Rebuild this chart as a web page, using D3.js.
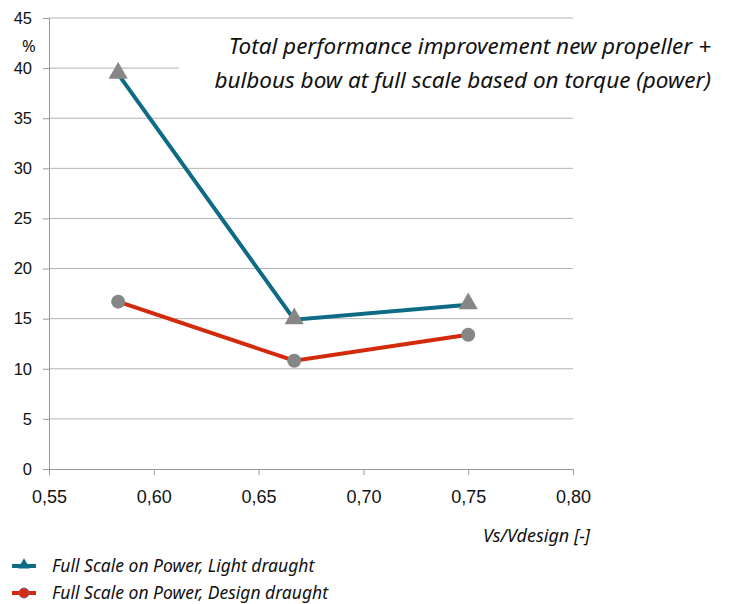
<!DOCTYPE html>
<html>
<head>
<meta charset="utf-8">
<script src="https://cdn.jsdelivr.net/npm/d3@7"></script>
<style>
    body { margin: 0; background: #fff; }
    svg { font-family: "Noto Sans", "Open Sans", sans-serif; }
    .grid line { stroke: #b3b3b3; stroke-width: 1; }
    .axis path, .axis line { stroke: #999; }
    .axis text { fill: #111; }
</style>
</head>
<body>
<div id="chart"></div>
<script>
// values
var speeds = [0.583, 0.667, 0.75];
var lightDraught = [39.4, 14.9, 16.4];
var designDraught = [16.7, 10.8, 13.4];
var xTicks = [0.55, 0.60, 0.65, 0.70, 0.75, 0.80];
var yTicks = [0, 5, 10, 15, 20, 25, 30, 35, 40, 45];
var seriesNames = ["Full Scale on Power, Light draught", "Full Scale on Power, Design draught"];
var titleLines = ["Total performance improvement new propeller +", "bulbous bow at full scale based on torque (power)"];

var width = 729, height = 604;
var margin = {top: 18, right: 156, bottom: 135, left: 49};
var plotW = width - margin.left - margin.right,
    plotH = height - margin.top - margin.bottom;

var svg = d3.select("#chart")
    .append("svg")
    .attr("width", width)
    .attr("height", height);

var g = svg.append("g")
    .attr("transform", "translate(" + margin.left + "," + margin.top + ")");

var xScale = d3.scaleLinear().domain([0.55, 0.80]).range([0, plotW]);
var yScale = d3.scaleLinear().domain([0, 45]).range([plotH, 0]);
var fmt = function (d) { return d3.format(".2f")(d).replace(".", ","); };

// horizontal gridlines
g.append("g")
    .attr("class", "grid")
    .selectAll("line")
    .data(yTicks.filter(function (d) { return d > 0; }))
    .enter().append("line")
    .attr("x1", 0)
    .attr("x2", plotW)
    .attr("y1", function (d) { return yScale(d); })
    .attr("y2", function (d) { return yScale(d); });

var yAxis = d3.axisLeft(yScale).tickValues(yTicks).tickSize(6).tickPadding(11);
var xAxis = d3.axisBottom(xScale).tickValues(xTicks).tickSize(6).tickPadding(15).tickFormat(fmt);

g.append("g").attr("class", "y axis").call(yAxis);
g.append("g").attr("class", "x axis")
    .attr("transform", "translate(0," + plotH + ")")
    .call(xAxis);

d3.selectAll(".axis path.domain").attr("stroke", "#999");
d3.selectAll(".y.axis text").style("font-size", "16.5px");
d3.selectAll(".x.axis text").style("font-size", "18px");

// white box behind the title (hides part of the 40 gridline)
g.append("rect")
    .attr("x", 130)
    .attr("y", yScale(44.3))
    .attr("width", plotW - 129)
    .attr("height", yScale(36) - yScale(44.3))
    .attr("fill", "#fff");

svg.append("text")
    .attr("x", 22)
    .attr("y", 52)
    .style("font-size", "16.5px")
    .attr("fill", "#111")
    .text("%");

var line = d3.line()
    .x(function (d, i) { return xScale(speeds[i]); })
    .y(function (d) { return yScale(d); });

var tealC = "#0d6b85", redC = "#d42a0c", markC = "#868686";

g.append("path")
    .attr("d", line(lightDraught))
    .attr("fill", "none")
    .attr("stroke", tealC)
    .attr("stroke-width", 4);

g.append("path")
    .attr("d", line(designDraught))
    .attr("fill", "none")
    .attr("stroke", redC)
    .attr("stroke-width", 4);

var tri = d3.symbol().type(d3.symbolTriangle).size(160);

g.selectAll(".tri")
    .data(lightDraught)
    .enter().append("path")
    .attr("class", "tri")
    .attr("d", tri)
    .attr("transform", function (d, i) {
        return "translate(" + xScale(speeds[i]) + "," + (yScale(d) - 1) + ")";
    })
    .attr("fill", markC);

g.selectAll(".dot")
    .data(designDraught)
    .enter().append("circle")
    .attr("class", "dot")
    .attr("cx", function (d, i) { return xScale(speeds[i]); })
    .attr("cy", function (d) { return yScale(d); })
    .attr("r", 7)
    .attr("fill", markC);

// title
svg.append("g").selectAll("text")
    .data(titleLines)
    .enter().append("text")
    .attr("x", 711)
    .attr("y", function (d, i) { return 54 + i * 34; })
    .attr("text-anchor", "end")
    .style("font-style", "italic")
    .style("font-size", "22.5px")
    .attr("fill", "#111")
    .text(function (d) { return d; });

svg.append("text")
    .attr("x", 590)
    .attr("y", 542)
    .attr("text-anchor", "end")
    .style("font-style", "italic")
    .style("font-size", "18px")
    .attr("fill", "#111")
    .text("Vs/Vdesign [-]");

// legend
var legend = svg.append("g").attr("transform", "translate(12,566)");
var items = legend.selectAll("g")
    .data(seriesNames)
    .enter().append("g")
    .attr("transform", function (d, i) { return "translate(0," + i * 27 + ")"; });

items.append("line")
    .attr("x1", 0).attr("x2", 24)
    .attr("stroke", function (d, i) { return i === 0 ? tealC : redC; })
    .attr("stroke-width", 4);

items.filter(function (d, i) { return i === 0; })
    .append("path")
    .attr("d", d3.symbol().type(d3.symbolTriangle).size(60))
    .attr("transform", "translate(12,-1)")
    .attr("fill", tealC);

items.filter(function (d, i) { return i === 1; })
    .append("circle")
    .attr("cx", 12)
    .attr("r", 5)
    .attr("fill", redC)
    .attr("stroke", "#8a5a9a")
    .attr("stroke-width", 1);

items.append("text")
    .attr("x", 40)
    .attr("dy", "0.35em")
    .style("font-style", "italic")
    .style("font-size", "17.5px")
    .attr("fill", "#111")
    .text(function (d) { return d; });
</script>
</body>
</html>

Exercise goal: Find the word "chart" and list each line it appears in.

Full response:
Rebuild this chart as a web page, using D3.js.
<div id="chart"></div>
var svg = d3.select("#chart")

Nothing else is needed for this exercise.